The English don’t like the French. The French don’t like the Americans. The Americans don’t like the Russians. The Russians don’t like the Chinese. I won’t here go anywhere near the mare’s nest which is the Middle East, or the terrible conflicts that rack the various nations of Africa. If Canada is largely ‘liked’ it is because Canada is too small and insignificant to pose any great threat to anyone. We can be ignored.

O King of the Nations, indeed. Do we even want to be one? It seems that for a great part of mankind, it is still the better course to hunker down in our little tribal allegiances and despise everyone else. This happens between nations, and within nations it happens along political, ethnic, socio-economic and (yes) religious fault lines.

The right despises the left. The left despises the right.

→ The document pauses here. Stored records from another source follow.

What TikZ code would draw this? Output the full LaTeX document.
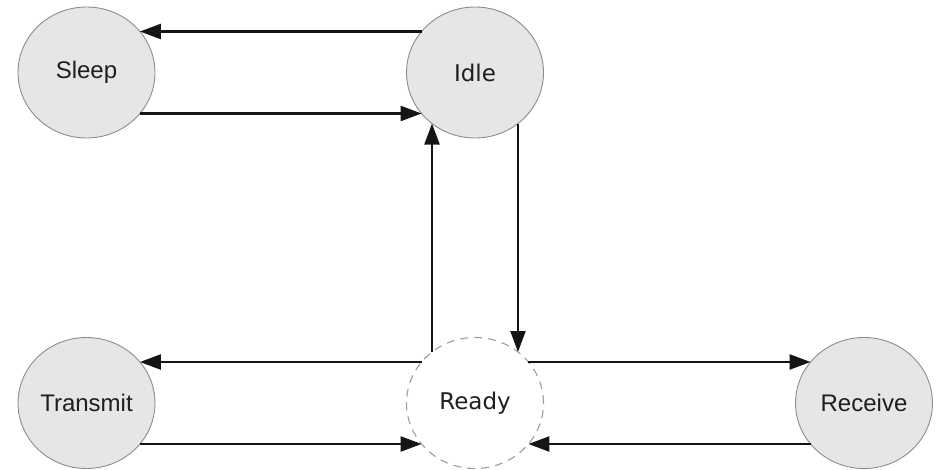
\documentclass[tikz,border=0pt]{standalone}
\usepackage{fontspec}
\usetikzlibrary{shapes.geometric,arrows.meta}
\newfontfamily\armfont{Liberation Sans}
\newfontfamily\djvfont{DejaVu Sans}
\definecolor{statefill}{HTML}{E6E6E6}
\definecolor{stateline}{HTML}{8C8C8C}
\definecolor{wire}{HTML}{151515}
\definecolor{labelink}{HTML}{1E1E1E}
\tikzset{
  state/.style={ellipse, minimum width=137pt, minimum height=131pt, inner sep=0pt,
    outer sep=0pt, fill=statefill, draw=stateline, line width=0.9pt, text=labelink,
    font=\armfont\fontsize{24pt}{28pt}\selectfont},
  dvstate/.style={state, font=\djvfont\fontsize{23pt}{28pt}\selectfont},
  hub/.style={dvstate, fill=white, draw=stateline!85, dash pattern=on 8pt off 6pt,
    line width=1.1pt},
  wirearrow/.style={draw=wire, line width=2.2pt,
    -{Triangle[length=21pt,width=15pt]}}
}
\begin{document}
\begin{tikzpicture}[x=1pt,y=-1pt]
  \useasboundingbox (0,0) rectangle (937,469);
  % states
  \node[state] (sleep) at (86.5,72.5) {Sleep};
  \node[dvstate] (idle) at (475,72.5) {Idle};
  \node[state] (transmit) at (86.5,403) {Transmit};
  \node[hub] (ready) at (475,403) {Ready};
  \node[state] (receive) at (864,403) {Receive};
  % horizontal transitions: border points 41pt above/below the centres
  \draw[wirearrow] ([shift={(-53.4,-41)}]idle.center) -- ([shift={(53.4,-41)}]sleep.center);
  \draw[wirearrow] ([shift={(53.4,41)}]sleep.center) -- ([shift={(-53.4,41)}]idle.center);
  \draw[wirearrow] ([shift={(-53.4,-41)}]ready.center) -- ([shift={(53.4,-41)}]transmit.center);
  \draw[wirearrow] ([shift={(53.4,41)}]transmit.center) -- ([shift={(-53.4,41)}]ready.center);
  \draw[wirearrow] ([shift={(53.4,-41)}]ready.center) -- ([shift={(-53.4,-41)}]receive.center);
  \draw[wirearrow] ([shift={(-53.4,41)}]receive.center) -- ([shift={(53.4,41)}]ready.center);
  % vertical transitions: border points 43pt left/right of the centres
  \draw[wirearrow] ([shift={(-43,-51)}]ready.center) -- ([shift={(-43,51)}]idle.center);
  \draw[wirearrow] ([shift={(43,51)}]idle.center) -- ([shift={(43,-51)}]ready.center);
\end{tikzpicture}
\end{document}
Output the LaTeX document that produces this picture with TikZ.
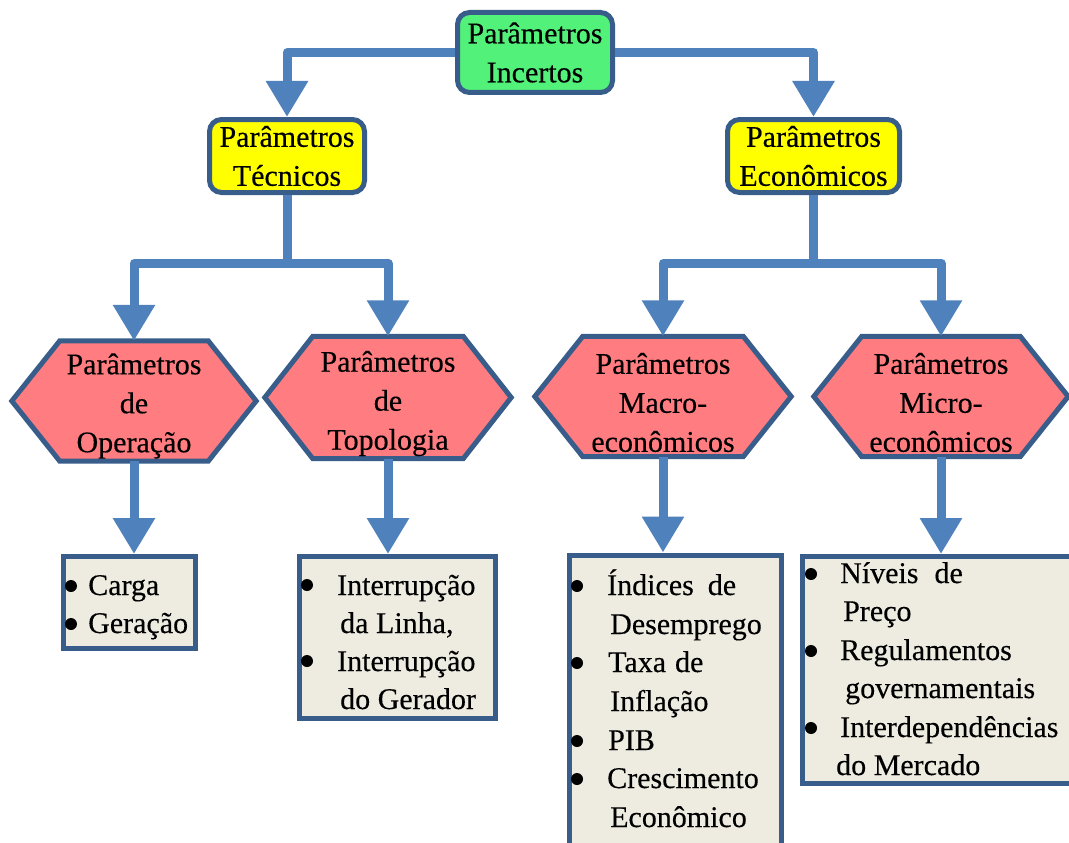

Rich and poor continue to be the great two solitudes living radically different lives within the same city bounds. Racial, ethnic, and religious tensions ran high in 2013 in many places. People have died because of their tribal identification, religion, race. The unity of the human race, the coming together of all people as one, has taken quite a beating in 2013.

O King of the Nations, come. It is my firm belief that Jesus Christ, and only Jesus Christ, has the grace we need to overcome the terrible wounds of division, suspicion, hatred that constantly threaten to overwhelm the human race. I do realize that, to those who do not believe in Jesus, that sounds like just one more divisive statement. Jesus can become just one more fault line separating brother from brother.

I realize it must seem that way to a non-Christian. But I believe, nonetheless, that there is power in the Name and in the Person of Christ that is the healing of the nations and can effect the reconciliation and peace we so need. I even go so far as to believe firmly that this reconciliation and peace happens as we are all brought into the one communion of the Catholic Church. I know it is politically incorrect and perhaps offensive to say so, but that is my firm conviction—God wishes to make us all one by drawing us to His Son Jesus and thus into the Church he founded.

What is really needed here is a new creation. That is why we pray for the King to save the human race which He fashioned from clay in the beginning. In the beginning, there was no division. In the beginning, we were just ‘man’, not white, black, brown, left, right, and so forth. In the beginning, God created the human person, and He made us to be one family, a true brotherhood of man under the fatherhood of God.

This was lost by our rejection of that fatherhood, and from Cain and Abel down to today’s headlines of bloodshed, we’ve been killing each other and breaking the family of man ever since. We need a new creation.

I believe that this is what Jesus alone offers to us. And this is why we must continue to proclaim the Gospel of Christ, even if we are accused of being divisive, intolerant, exclusive, obnoxious. The King of the Nations is our only hope, and so we simply must continue to preach His Gospel.

Of course these O Antiphons make it clear to us that ultimately Jesus Himself has to come and save us. We can work for peace—we must do this—and strive to love our neighbors and reach out to heal the wounds of history and the wounds our own sins have caused. Yes, always. But ultimately the healing of the nations and the unity of the human race will come only when the King comes on the clouds of heaven.

It is prayer and longing, not social action and charity, that will ultimately bring the human race the peace and the unity we need so badly. And that is the whole substance of our Advent prayer: Come Lord Jesus, for we need you so very badly. Amen.